No matter, right about then my alarm went off and it was time to go back and see if Mom was feeling any better. We retraced our steps and arrived back an hour and a half after we left having covered nearly 6 miles (10 k) of forest trail. W were both prey proud of ourselves. 

Theresa was still in the tent. This wasn't a good omen, but I thought we'd give her a little more time. W should be starting dinner soon (tacos?!) but we needed fire wood. I packed Gord (who was in a stellar mood, having just woken up from his 3rd nap of the day) into the car and headed for the visitor centre. They wear closed. Shoot! No problem though, California State Parks (and many State parks for that matter) have a host who also sells fire wood late into the evening. We headed that way, I just hope he took VISA. <pause for effect> He didn't. So we wouldn't have a fire tonight, no problem given mom's state. Nothing left to do but go and see how she was doing. When she heard us pull in she rolld out of the tent, clearly not feeling any better. I was thinking what could be done when she suddenly showed us all what she'd eaten that day. Alright, let's pack up and head for Eureaka. And that's what we did. 

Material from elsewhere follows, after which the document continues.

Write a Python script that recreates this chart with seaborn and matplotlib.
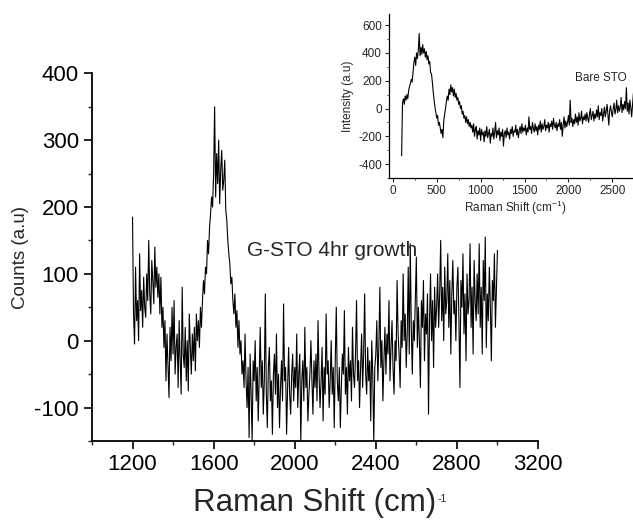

There was no way I was going to ask Theresa to sleep in a tent in that condition, and there was o way  Gord and I were going to share that tiny, poorly ventilated space with her, we needed a hotel room with a bathroom close by and a nice warm bed. I'e never broken down a camp site so fast, and in 15 minutes we were explaining to the camp administrators why we were leaving and where they needed to clean up, this was bear country after all.

And here's where we ended up. The Howard Johnaon in Arcata CA, a lovely 2 Queen room with a continental breakfast. I popped out for some ginger ale for the sicky upon checking in and the two youngest members of our party were asleep by 10:00. Tomorrow we'll be arriving at Theresa's cousin in Livermore, so she could be comfortably sick there, but we hoped she'd be ship shape by morning. Keep your fingers crossed for us. 

TOTAL FUEL FILL UPS: 7
DAILY WILDLIFE: squirrel, chipmunk, dogs, lots of kids, and another porcupine on the side of the road.